GGooclass Editorial Team
2026-06-08
11 min read

A practical SAT study plan by score goal, with 1200, 1400, and 1500+ roadmaps, weekly checkpoints, and progress tracking guidance.

If you are building an SAT study plan, the most useful question is not “How many hours should I study?” but “What score am I aiming for, and what should improve first?” This guide organizes SAT prep by target score—1200, 1400, and 1500+—so you can match your timeline, section priorities, and weekly practice to a realistic goal. It is also designed as a tracker: something you can return to every few weeks to adjust pacing, spot plateaus, and decide whether you need more timed practice, deeper content review, or targeted SAT tutoring.

Overview

A strong SAT prep schedule is specific. It tells you what to study, how often to test yourself, and what progress should look like over time. A weak plan usually stays vague: do some math, read more passages, take a practice test later. The problem with vague prep is that it hides the real issue. Most students do not need “more SAT.” They need the right next step.
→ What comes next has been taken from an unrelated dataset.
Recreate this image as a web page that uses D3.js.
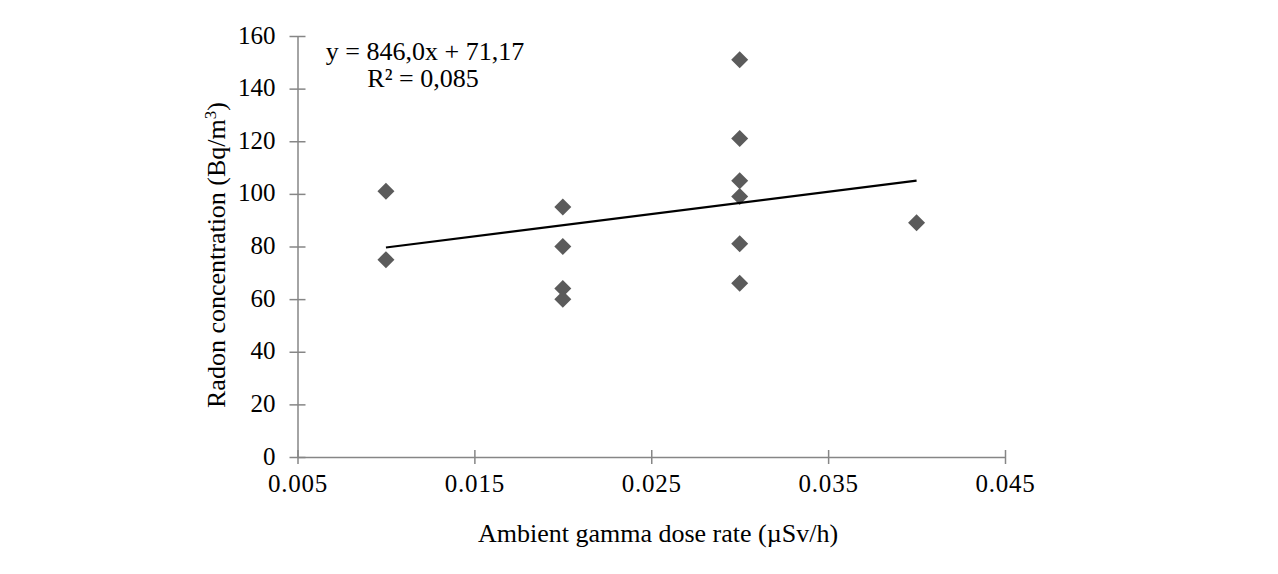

That next step depends on your current baseline and your score goal.

Here is a simple way to think about the three score bands in this article:

  • Goal: 1200 — usually a plan built around consistency, core math repair, basic reading accuracy, and learning the test format well enough to avoid preventable mistakes.
  • Goal: 1400 — usually a plan built around fewer content gaps, stronger time control, better error analysis, and a more deliberate approach to hard questions.
  • Goal: 1500+ — usually a plan built around precision. At this level, small habits matter: overconfidence, rushed transitions, misreads, and inconsistent decision-making can cost more than weak content knowledge.

Before choosing a roadmap, start with a baseline. Take a full-length official-style practice test under realistic conditions. Do not stop the clock, search explanations mid-test, or turn it into a study session. You are trying to answer three questions:

  1. What is my current score range?
  2. Which section is holding me back most?
  3. Are my misses mostly content problems, timing problems, or execution problems?

This distinction matters. A student who misses algebra questions because the underlying skill is shaky needs a different plan from a student who knows the skill but rushes and drops signs. Likewise, a student aiming for a 1400 may not need a broad reset; they may need a personalized study plan focused on the most expensive recurring errors.

The source material behind this article emphasizes targeted practice, past papers, and mock exams as a way to build both time management and confidence. That is a sound evergreen principle for SAT prep. Practice tests are not just for measuring readiness at the end. They are part of the training process from the start.

What to track

The best SAT study plan is trackable. If you cannot tell whether your prep is working, you will either burn time on the wrong tasks or panic and change strategies too often. Keep a simple tracker in a notes app, spreadsheet, or study planner for students. You do not need a complicated dashboard. You do need consistent categories.

1. Baseline score and section split

Record your starting total score and section-level results. Then update after each full-length test. Do not focus only on the total. A 40-point gain can mean very different things depending on where it came from.

  • If math rises fast while reading stays flat, your reading strategy may need a reset.
  • If both sections improve slowly, your schedule may be too light or too irregular.
  • If your score swings up and down, timing and endurance may be bigger factors than content.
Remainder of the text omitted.